Il est important de noter certaines disparités entre les genres, avec 33% des emplois occupés par des femmes et 67% par des hommes, ayant des salaires moyens respectifs de 5 051 DH et 5 616 DH. En outre, 74,4% des emplois masculins ont été rémunérés en dessous de 4 000 DH, contre 78,7% pour les employés féminins. Les disparités entre les genres sont plus importantes dans les bas salaires. En effet, 51,2% du total des employées femmes ont perçu un salaire inférieur à 2.800 DH, contre 40,5% pour les employés hommes. Pour les autres tranches de salaires, la part des employés masculins est supérieure tout en tendant à s’approcher de celle des employés féminins au fur et à mesure que ces tranches de salaires sont plus élevées. La répartition régionale des emplois, au titre de 2022, montre que, pour ce qui est de la région de Rabat-Salé- Kénitra, 40% de l’effectif déclaré sont occupés par des femmes. Elle est suivie par les régions de Fès-Meknès et Tanger-Tétouan-Al Hoceima, avec des proportions respectives de 38,9% et 38,2%. Cette part est limitée à 17,4% dans la région de Laâyoune-Sakia El Hamra.
La répartition régionale de l’emploi féminin selon les tranches de salaires montre que globalement les femmes travaillant dans la région Casablanca-Settat sont mieux rémunérées que celles exerçant dans les autres régions. Ainsi, 36% de ces femmes ont perçu un salaire supérieur à 4.000 DH contre une proportion variant entre 3,1% et 19,5% dans les autres régions. Concernant les employés masculins, 33,1% d’entre eux travaillant dans cette région sont rémunérés à plus de 4.000 DH. Cette part s’est établie à 40,3% dans la région de Dakhla-Oued Eddahab.

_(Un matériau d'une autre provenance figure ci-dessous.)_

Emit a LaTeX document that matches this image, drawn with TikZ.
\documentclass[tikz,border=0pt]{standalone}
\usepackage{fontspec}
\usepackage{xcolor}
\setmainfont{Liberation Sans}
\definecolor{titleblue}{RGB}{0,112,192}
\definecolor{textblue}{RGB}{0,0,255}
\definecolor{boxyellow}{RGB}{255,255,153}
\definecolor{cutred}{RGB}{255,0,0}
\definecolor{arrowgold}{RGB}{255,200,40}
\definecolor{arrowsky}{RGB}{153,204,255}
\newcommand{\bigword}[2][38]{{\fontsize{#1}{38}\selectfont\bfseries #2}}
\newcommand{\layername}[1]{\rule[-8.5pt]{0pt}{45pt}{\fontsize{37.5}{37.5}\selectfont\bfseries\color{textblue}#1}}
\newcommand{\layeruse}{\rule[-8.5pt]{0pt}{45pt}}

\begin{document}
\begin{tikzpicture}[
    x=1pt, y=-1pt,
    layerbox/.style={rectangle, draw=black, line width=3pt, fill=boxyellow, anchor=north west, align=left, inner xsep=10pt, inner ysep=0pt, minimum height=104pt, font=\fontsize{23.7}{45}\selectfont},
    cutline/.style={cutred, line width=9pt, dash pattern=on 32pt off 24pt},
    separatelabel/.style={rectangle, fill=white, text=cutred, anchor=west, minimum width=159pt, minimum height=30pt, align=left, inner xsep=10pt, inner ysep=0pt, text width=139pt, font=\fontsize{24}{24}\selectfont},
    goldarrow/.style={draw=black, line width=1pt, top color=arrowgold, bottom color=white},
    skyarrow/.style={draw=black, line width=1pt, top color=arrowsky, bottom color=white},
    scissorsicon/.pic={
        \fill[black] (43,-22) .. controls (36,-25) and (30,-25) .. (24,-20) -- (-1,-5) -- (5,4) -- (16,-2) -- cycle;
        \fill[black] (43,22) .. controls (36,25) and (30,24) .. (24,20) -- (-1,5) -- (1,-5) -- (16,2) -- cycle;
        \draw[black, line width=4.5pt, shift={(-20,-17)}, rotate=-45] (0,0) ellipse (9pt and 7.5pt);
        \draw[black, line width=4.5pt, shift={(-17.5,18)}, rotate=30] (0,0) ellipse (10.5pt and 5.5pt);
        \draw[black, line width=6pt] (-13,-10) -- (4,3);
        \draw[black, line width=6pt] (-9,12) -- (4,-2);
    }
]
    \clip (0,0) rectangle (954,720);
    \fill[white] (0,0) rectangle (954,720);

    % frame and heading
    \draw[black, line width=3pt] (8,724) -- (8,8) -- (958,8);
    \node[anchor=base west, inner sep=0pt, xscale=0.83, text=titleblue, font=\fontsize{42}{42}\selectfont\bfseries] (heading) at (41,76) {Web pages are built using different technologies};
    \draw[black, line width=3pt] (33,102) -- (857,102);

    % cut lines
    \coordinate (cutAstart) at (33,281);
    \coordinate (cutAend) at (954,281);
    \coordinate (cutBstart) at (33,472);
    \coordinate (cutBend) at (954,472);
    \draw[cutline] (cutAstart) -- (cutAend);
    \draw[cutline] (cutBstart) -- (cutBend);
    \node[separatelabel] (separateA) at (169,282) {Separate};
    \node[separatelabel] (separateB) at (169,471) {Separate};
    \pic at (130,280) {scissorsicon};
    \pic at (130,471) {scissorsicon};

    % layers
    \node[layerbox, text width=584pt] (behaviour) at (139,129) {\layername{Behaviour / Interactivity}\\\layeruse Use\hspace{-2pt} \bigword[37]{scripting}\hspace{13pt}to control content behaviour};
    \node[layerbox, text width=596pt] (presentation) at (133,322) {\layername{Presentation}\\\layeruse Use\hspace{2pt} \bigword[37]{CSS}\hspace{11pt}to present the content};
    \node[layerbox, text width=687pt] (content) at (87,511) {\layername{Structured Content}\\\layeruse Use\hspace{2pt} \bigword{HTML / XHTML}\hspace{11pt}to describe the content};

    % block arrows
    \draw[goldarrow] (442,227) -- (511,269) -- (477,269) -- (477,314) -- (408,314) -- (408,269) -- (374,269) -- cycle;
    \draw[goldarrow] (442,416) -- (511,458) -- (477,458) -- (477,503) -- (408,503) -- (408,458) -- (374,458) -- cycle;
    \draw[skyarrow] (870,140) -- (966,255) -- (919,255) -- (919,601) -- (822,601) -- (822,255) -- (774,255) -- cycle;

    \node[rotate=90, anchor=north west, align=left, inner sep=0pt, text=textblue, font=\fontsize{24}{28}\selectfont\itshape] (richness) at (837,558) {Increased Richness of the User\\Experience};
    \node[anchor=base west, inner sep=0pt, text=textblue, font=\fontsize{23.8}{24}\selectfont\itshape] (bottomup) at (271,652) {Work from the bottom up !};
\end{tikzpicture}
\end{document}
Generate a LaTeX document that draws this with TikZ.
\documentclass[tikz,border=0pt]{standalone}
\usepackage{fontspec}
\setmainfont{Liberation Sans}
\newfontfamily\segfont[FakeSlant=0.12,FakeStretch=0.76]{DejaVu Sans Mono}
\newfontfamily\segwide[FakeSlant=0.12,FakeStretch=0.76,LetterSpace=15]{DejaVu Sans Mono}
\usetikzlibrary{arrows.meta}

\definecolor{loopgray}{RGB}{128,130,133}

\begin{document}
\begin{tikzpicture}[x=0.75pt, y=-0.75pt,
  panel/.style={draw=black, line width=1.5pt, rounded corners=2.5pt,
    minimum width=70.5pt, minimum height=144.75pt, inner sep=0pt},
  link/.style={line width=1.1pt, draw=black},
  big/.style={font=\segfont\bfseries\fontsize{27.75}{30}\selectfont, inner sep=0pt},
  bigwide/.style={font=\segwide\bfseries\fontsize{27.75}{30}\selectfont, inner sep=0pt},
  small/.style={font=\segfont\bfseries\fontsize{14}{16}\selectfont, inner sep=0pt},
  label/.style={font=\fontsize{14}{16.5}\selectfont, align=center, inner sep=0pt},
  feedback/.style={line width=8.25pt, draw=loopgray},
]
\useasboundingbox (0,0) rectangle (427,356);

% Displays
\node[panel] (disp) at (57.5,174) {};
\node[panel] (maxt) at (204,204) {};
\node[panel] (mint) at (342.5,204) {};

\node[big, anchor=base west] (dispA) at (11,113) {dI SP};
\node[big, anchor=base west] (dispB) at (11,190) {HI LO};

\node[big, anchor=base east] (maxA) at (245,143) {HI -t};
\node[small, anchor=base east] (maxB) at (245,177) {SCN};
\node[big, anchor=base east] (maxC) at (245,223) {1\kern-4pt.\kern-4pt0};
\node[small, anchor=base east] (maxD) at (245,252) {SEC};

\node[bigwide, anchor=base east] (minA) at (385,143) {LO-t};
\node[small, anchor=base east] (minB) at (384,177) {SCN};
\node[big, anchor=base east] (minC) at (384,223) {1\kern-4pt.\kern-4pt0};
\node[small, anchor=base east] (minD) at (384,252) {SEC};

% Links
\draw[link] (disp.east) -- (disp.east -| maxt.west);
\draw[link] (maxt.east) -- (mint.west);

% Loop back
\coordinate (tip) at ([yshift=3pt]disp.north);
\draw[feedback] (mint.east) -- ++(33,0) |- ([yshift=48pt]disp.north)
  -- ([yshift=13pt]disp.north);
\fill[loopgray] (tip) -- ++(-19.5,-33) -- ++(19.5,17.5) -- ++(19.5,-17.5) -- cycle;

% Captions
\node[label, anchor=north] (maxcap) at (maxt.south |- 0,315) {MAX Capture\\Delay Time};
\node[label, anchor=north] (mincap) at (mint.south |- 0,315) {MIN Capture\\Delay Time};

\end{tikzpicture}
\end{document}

La région de Béni Mellal-Khénifra affiche la proportion la plus élevée des employés hommes percevant un salaire inférieur à 4.000 DH, soit près de 93% de l’effectif total. Cette proportion s’est établie à près de 97% pour les employées femmes travaillant dans la région de Drâa-Tafilalet.
Les employés hommes sont majoritaires dans tous les secteurs d’activités à l’exception de la « santé humaine et action sociale » où la part des employées femmes représente 71,4% et l’ « enseignement » où cette part s’établie à 69,5%. L’examen de la répartition des salaires par catégorie d’entreprises met en évidence le fait qu’au sein des PE, 52% des employées féminines reçoivent des salaires inférieurs à 2 800 DH, ce qui constitue la proportion la plus élevée par rapport aux autres types d’entreprises, dépassant ainsi la proportion des employés masculins, qui s’élève à 40,8%. Dans les GE, près de 14% des femmes employées perçoivent un salaire supérieur à 10 000 DH, tandis que cette proportion atteint 15,5% chez les employés masculins. En ce qui concerne les autres catégories d’entreprises, la proportion varie de 3% à 9% pour les employées et de 3% à 8% pour les employés.

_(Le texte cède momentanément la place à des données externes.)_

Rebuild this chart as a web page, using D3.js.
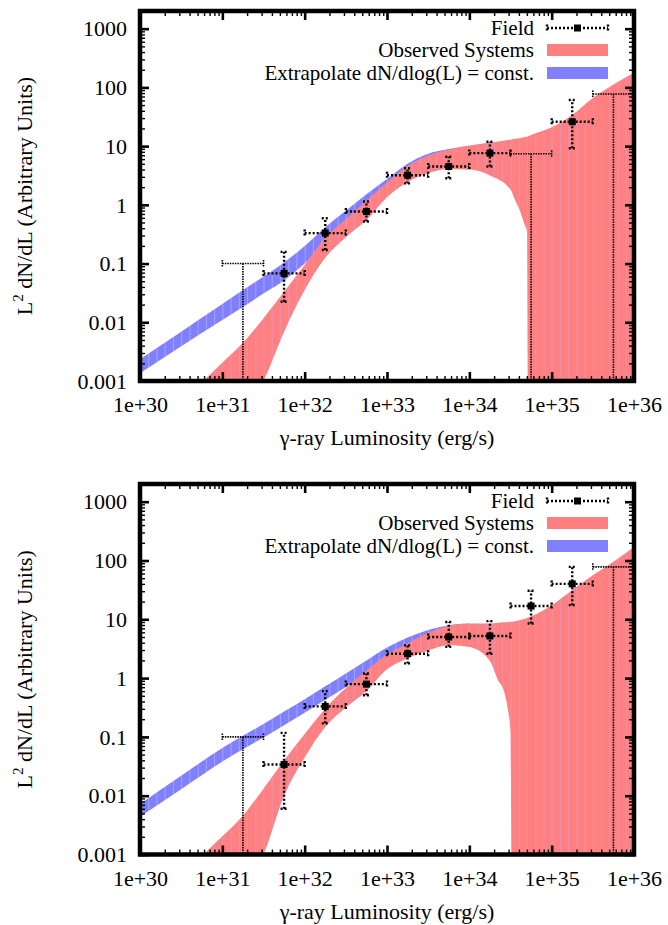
<!DOCTYPE html>
<html>
<head>
<meta charset="utf-8">
<script src="https://cdn.jsdelivr.net/npm/d3@7"></script>
<style>
body { margin: 0; background: #fff; }
</style>
</head>
<body>
<svg width="668" height="925"></svg>
<script>
// ---- data (luminosity grids are log10 L in erg/s, band edges are log10 of L^2 dN/dL) ----

// top panel, red band "Observed Systems"
var topRedL  = [30.5, 30.77, 31.0, 31.25, 31.5, 31.75, 32.0, 32.25, 32.5, 32.75, 33.0, 33.25, 33.5, 33.75, 34.0, 34.25, 34.5, 34.55, 34.62, 34.67, 34.70, 34.715, 35.0, 35.25, 35.5, 35.75, 36.0];
var topRedHi = [-3.4, -3.0, -2.69, -2.35, -1.93, -1.48, -1.02, -0.56, -0.24, 0.07, 0.38, 0.66, 0.84, 0.94, 1.01, 1.06, 1.11, 1.12, 1.14, 1.15, 1.16, 1.17, 1.32, 1.53, 1.82, 2.05, 2.25];
var topRedLo = [-3.6, -3.6, -3.6, -3.6, -3.0, -2.16, -1.45, -0.90, -0.55, -0.26, 0.13, 0.39, 0.54, 0.61, 0.60, 0.50, 0.26, 0.10, -0.12, -0.33, -0.45, -3.6, -3.6, -3.6, -3.6, -3.6, -3.6];

// top panel, blue band "Extrapolate dN/dlog(L) = const."
var topBlueL  = [30.0, 30.5, 31.0, 31.25, 31.5, 31.75, 32.0, 32.25, 32.5, 32.75, 33.0, 33.25, 33.5, 33.75, 34.0];
var topBlueHi = [-2.63, -2.16, -1.69, -1.45, -1.22, -0.98, -0.70, -0.38, -0.10, 0.18, 0.44, 0.70, 0.87, 0.95, 1.0];
var topBlueLo = [-2.87, -2.41, -1.96, -1.74, -1.51, -1.29, -1.00, -0.68, -0.40, -0.10, 0.15, 0.40, 0.55, 0.62, 0.60];

// top panel, "Field" points (bin centres, half-decade bins)
var topFieldL   = [31.75, 32.25, 32.75, 33.25, 33.75, 34.25, 35.25];
var topFieldY   = [0.068, 0.33, 0.77, 3.2, 4.5, 7.6, 26];
var topFieldLo  = [0.0224, 0.17, 0.52, 2.32, 2.84, 4.5, 9.2];
var topFieldHi  = [0.158, 0.59, 1.14, 4.2, 6.6, 11.9, 61];
var topLimitL   = [31.25, 34.75, 35.75];
var topLimitY   = [0.1, 7.4, 77];

// bottom panel, red band
var botRedL  = [30.5, 30.77, 31.0, 31.25, 31.5, 31.75, 32.0, 32.25, 32.5, 32.75, 33.0, 33.25, 33.5, 33.75, 34.0, 34.25, 34.35, 34.42, 34.47, 34.50, 34.515, 34.75, 35.0, 35.25, 35.5, 35.75, 36.0];
var botRedHi = [-3.4, -3.0, -2.69, -2.34, -1.88, -1.40, -0.95, -0.52, -0.17, 0.13, 0.40, 0.59, 0.77, 0.89, 0.93, 0.93, 0.94, 0.95, 0.95, 0.96, 0.96, 1.05, 1.24, 1.50, 1.75, 1.98, 2.23];
var botRedLo = [-3.6, -3.6, -3.6, -3.6, -3.0, -2.0, -1.35, -0.83, -0.50, -0.22, 0.15, 0.335, 0.47, 0.56, 0.53, 0.29, -0.04, -0.22, -0.55, -0.90, -3.6, -3.6, -3.6, -3.6, -3.6, -3.6, -3.6];

// bottom panel, blue band
var botBlueL  = [30.0, 30.5, 31.0, 31.25, 31.5, 31.75, 32.0, 32.25, 32.5, 32.75, 33.0, 33.25, 33.5, 33.75, 34.0];
var botBlueHi = [-2.14, -1.66, -1.19, -0.98, -0.78, -0.57, -0.36, -0.14, 0.08, 0.30, 0.52, 0.69, 0.82, 0.90, 0.93];
var botBlueLo = [-2.36, -1.89, -1.42, -1.21, -1.01, -0.80, -0.59, -0.37, -0.15, 0.07, 0.28, 0.45, 0.60, 0.68, 0.70];

// bottom panel, "Field" points
var botFieldL   = [31.75, 32.25, 32.75, 33.25, 33.75, 34.25, 34.75, 35.25];
var botFieldY   = [0.034, 0.33, 0.79, 2.6, 5.0, 5.2, 16.8, 40];
var botFieldLo  = [0.006, 0.17, 0.51, 1.78, 3.4, 2.6, 8.5, 17.4];
var botFieldHi  = [0.117, 0.60, 1.2, 3.6, 9.0, 9.3, 30.5, 78];
var botLimitL   = [31.25, 35.75];
var botLimitY   = [0.1, 78];

var xTicks = [1e30, 1e31, 1e32, 1e33, 1e34, 1e35, 1e36];
var yTicks = [0.001, 0.01, 0.1, 1, 10, 100, 1000];
var legendLabels = ["Field", "Observed Systems", "Extrapolate dN/dlog(L) = const."];

var RED = "#ff8080", BLUE = "#8080ff";
var FONT = "'Liberation Serif', 'Times New Roman', Times, serif";
var binHalf = 0.25;

var svg = d3.select("svg").attr("font-family", FONT);
var left = 140, right = 634;

var x = d3.scaleLog().domain([1e30, 1e36]).range([left, right]);
function p10(v) { return Math.pow(10, v); }

function minorValues(lo, hi) {
  var out = [];
  for (var e = lo; e < hi; e++) {
    for (var m = 2; m <= 9; m++) out.push(m * Math.pow(10, e));
  }
  return out;
}

function label(sel, size) {
  return sel.style("font-family", FONT).style("font-size", size + "px").attr("fill", "#000");
}

function drawPanel(p) {
  var y = d3.scaleLog().domain([0.001, 2000]).range([p.bottom, p.top]);
  var g = svg.append("g");

  var clipId = "clip" + p.id;
  svg.append("clipPath").attr("id", clipId)
    .append("rect").attr("x", left).attr("y", p.top)
    .attr("width", right - left).attr("height", p.bottom - p.top);
  var plot = g.append("g").attr("clip-path", "url(#" + clipId + ")");

  function band(L, hi, lo, fill, seam, name) {
    var rows = L.map(function(d, i) { return {l: d, hi: hi[i], lo: lo[i]}; });
    var area = d3.area()
      .curve(d3.curveMonotoneX)
      .x(function(d) { return x(p10(d.l)); })
      .y0(function(d) { return y(p10(d.lo)); })
      .y1(function(d) { return y(p10(d.hi)); });
    plot.append("path").datum(rows).attr("d", area).attr("fill", fill);

    // gnuplot-like strip seams, clipped to the band
    var bid = "band" + p.id + name;
    svg.append("clipPath").attr("id", bid).append("path").datum(rows).attr("d", area);
    var seams = d3.range(300, 361).map(function(k) { return k / 10; });
    plot.append("g").attr("clip-path", "url(#" + bid + ")")
      .selectAll("line").data(seams).enter().append("line")
      .attr("x1", function(d) { return x(p10(d)) + 0.5; })
      .attr("x2", function(d) { return x(p10(d)) + 0.5; })
      .attr("y1", p.top).attr("y2", p.bottom)
      .attr("stroke", seam).attr("stroke-width", 0.7);
  }

  band(p.blueL, p.blueHi, p.blueLo, BLUE, "rgba(255,255,255,0.4)", "b");
  band(p.redL, p.redHi, p.redLo, RED, "rgba(215,165,240,0.6)", "r");

  // upper limits
  var lim = plot.append("g").attr("stroke", "#000").attr("stroke-width", 1.6)
    .attr("stroke-dasharray", "1.5,1").attr("fill", "none");
  p.limL.forEach(function(l, i) {
    var xa = x(p10(l - binHalf)), xb = x(p10(l + binHalf)), xc = x(p10(l));
    var yv = y(p.limY[i]);
    lim.append("line").attr("x1", xa).attr("x2", xb).attr("y1", yv).attr("y2", yv);
    lim.append("line").attr("x1", xa).attr("x2", xa).attr("y1", yv - 3.5).attr("y2", yv + 3.5);
    lim.append("line").attr("x1", xb).attr("x2", xb).attr("y1", yv - 3.5).attr("y2", yv + 3.5);
    lim.append("line").attr("x1", xc).attr("x2", xc).attr("y1", yv).attr("y2", p.bottom + 5);
  });

  // field points with error bars
  var pts = plot.append("g");
  p.fieldL.forEach(function(l, i) {
    var xa = x(p10(l - binHalf)), xb = x(p10(l + binHalf)), xc = x(p10(l));
    var yv = y(p.fieldY[i]), ylo = y(p.fieldLo[i]), yhi = y(p.fieldHi[i]);
    var e = pts.append("g").attr("stroke", "#000").attr("stroke-width", 2.4)
      .attr("stroke-dasharray", "2,2").attr("fill", "none");
    e.append("line").attr("x1", xa).attr("x2", xb).attr("y1", yv).attr("y2", yv);
    e.append("line").attr("x1", xc).attr("x2", xc).attr("y1", ylo).attr("y2", yhi);
    e.append("line").attr("x1", xa).attr("x2", xa).attr("y1", yv - 3.5).attr("y2", yv + 3.5);
    e.append("line").attr("x1", xb).attr("x2", xb).attr("y1", yv - 3.5).attr("y2", yv + 3.5);
    e.append("line").attr("x1", xc - 3.5).attr("x2", xc + 3.5).attr("y1", ylo).attr("y2", ylo);
    e.append("line").attr("x1", xc - 3.5).attr("x2", xc + 3.5).attr("y1", yhi).attr("y2", yhi);
    pts.append("rect").attr("x", xc - 3.5).attr("y", yv - 3.5).attr("width", 7).attr("height", 7).attr("fill", "#000");
  });

  // axes: ticks pointing inward on all four sides
  var h = p.bottom - p.top, w = right - left;
  var fmtX = function(d) { return "1e+" + Math.round(Math.log10(d)); };
  var fmtY = d3.format("~g");

  var ax = g.append("g").attr("transform", "translate(0," + p.bottom + ")")
    .call(d3.axisBottom(x).tickValues(xTicks).tickFormat(fmtX).tickSize(-9));
  label(ax.selectAll("text").attr("y", 31).attr("dy", null), 22);
  g.append("g").attr("transform", "translate(0," + p.bottom + ")")
    .call(d3.axisBottom(x).tickValues(minorValues(30, 36)).tickFormat("").tickSize(-5));
  g.append("g").attr("transform", "translate(0," + p.top + ")")
    .call(d3.axisTop(x).tickValues(xTicks).tickFormat("").tickSize(-9));
  g.append("g").attr("transform", "translate(0," + p.top + ")")
    .call(d3.axisTop(x).tickValues(minorValues(30, 36)).tickFormat("").tickSize(-5));

  var ay = g.append("g").attr("transform", "translate(" + left + ",0)")
    .call(d3.axisLeft(y).tickValues(yTicks).tickFormat(fmtY).tickSize(-9));
  label(ay.selectAll("text").attr("x", -13).attr("dy", "0.33em"), 22);
  g.append("g").attr("transform", "translate(" + left + ",0)")
    .call(d3.axisLeft(y).tickValues(minorValues(-3, 3).concat([2000])).tickFormat("").tickSize(-5));
  g.append("g").attr("transform", "translate(" + right + ",0)")
    .call(d3.axisRight(y).tickValues(yTicks).tickFormat("").tickSize(-9));
  g.append("g").attr("transform", "translate(" + right + ",0)")
    .call(d3.axisRight(y).tickValues(minorValues(-3, 3).concat([2000])).tickFormat("").tickSize(-5));

  g.selectAll(".domain").remove();
  g.selectAll(".tick line").attr("stroke", "#000").attr("stroke-width", function(d) {
    return (xTicks.indexOf(d) >= 0 || yTicks.indexOf(d) >= 0) ? 2.6 : 1.4;
  });

  g.append("rect").attr("x", left).attr("y", p.top).attr("width", w).attr("height", h)
    .attr("fill", "none").attr("stroke", "#000").attr("stroke-width", 4.5);

  // legend
  var lg = g.append("g");
  var ly = [p.top + 17, p.top + 39, p.top + 62];
  legendLabels.forEach(function(t, i) {
    label(lg.append("text").attr("x", 534).attr("y", ly[i] + 7).attr("text-anchor", "end"), 21).text(t);
  });
  var fe = lg.append("g").attr("stroke", "#000").attr("stroke-width", 2.4)
    .attr("stroke-dasharray", "2,2");
  fe.append("line").attr("x1", 547).attr("x2", 608).attr("y1", ly[0]).attr("y2", ly[0]);
  fe.append("line").attr("x1", 547).attr("x2", 547).attr("y1", ly[0] - 3.5).attr("y2", ly[0] + 3.5);
  fe.append("line").attr("x1", 608).attr("x2", 608).attr("y1", ly[0] - 3.5).attr("y2", ly[0] + 3.5);
  lg.append("rect").attr("x", 574).attr("y", ly[0] - 3.5).attr("width", 7).attr("height", 7).attr("fill", "#000");
  lg.append("rect").attr("x", 547).attr("y", ly[1] - 6).attr("width", 61).attr("height", 12).attr("fill", RED);
  lg.append("rect").attr("x", 547).attr("y", ly[2] - 6).attr("width", 61).attr("height", 12).attr("fill", BLUE);

  // axis titles
  label(g.append("text").attr("x", (left + right) / 2).attr("y", p.bottom + 64)
    .attr("text-anchor", "middle"), 22)
    .text("\u03b3-ray Luminosity (erg/s)");
  var yl = label(g.append("text")
    .attr("transform", "translate(32," + ((p.top + p.bottom) / 2) + ") rotate(-90)")
    .attr("text-anchor", "middle"), 22);
  yl.append("tspan").text("L");
  yl.append("tspan").attr("dy", -9).style("font-size", "15px").text("2");
  yl.append("tspan").attr("dy", 9).text(" dN/dL (Arbitrary Units)");
}

drawPanel({
  id: "top", top: 11, bottom: 381,
  redL: topRedL, redHi: topRedHi, redLo: topRedLo,
  blueL: topBlueL, blueHi: topBlueHi, blueLo: topBlueLo,
  fieldL: topFieldL, fieldY: topFieldY, fieldLo: topFieldLo, fieldHi: topFieldHi,
  limL: topLimitL, limY: topLimitY
});

drawPanel({
  id: "bot", top: 484, bottom: 854.5,
  redL: botRedL, redHi: botRedHi, redLo: botRedLo,
  blueL: botBlueL, blueHi: botBlueHi, blueLo: botBlueLo,
  fieldL: botFieldL, fieldY: botFieldY, fieldLo: botFieldLo, fieldHi: botFieldHi,
  limL: botLimitL, limY: botLimitY
});
</script>
</body>
</html>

Notons qu’en 2022, 49,2% des entreprises n’ont déclaré à la CNSS que des employés hommes, représentant 11% de l’effectif total des emplois déclarés et près de 15% n’ont déclaré que des employées femmes, représentant 1,7% de cet effectif.
Les inégalités entre les genres se reflètent également dans le faible nombre d’entreprises dirigées par des femmes, représentant seulement 16,2% de l’ensemble des entreprises en 2021 (selon la Banque mondiale, le taux moyen dans le monde avoisine les 33%). Toutefois, ce taux est en progression de +3,8% par rapport à 2020. L’analyse par catégorie d’entreprises laisse apparaître que les microentreprises ont enregistré, en 2021, la part la plus élevée de l’entrepreneuriat féminin, soit 16,7% de l’effectif de cette catégorie d’entreprises, un niveau supérieur à la moyenne globale. Les GE et les TPE suivent avec des parts respectives de 12,7% et 12,3%. Les régions affichant les meilleurs taux sont Marrakech-Safi avec 19% des EPMA qui sont dirigées par des femmes en 2021, et respectivement 18,8% et 17% pour Rabat-Salé-Kenitra et Casablanca-Settat.
Pour ce qui est de l’accès au crédit bancaire, en 2022, 13,4% de l’ensemble des EPMA ayant bénéficié de ces crédits sont dirigées par des femmes. Les EPMA dirigées par des femmes ont obtenu un total de 63,5 MMDH en crédits, équivalant à 13,6% du montant total des encours de crédits, tandis que les EPMA dirigées par des hommes ont accédé à 402,5 MMDH, ce qui équivaut à 86,4% de l’ensemble des encours de crédits. En ce qui concerne la répartition régionale des crédits alloués aux EPMA, en fonction du genre du dirigeant, il est à noter qu’en 2022, près de 42% des EPMA dirigées par des femmes sont situées dans la région de Casablanca-Settat, bénéficiant ainsi de 74,8% du total des crédits octroyés à ces entreprises. Pour les EPMA dirigées par des hommes, ces proportions sont de 40,1% de ces entreprises localisées dans cette région et 65,1% du montant total des crédits alloués. Dans les autres régions, l’accès au crédit pour les entreprises dirigées par des femmes est nettement moins répandu, et il existe des disparités notables d’une région à l’autre.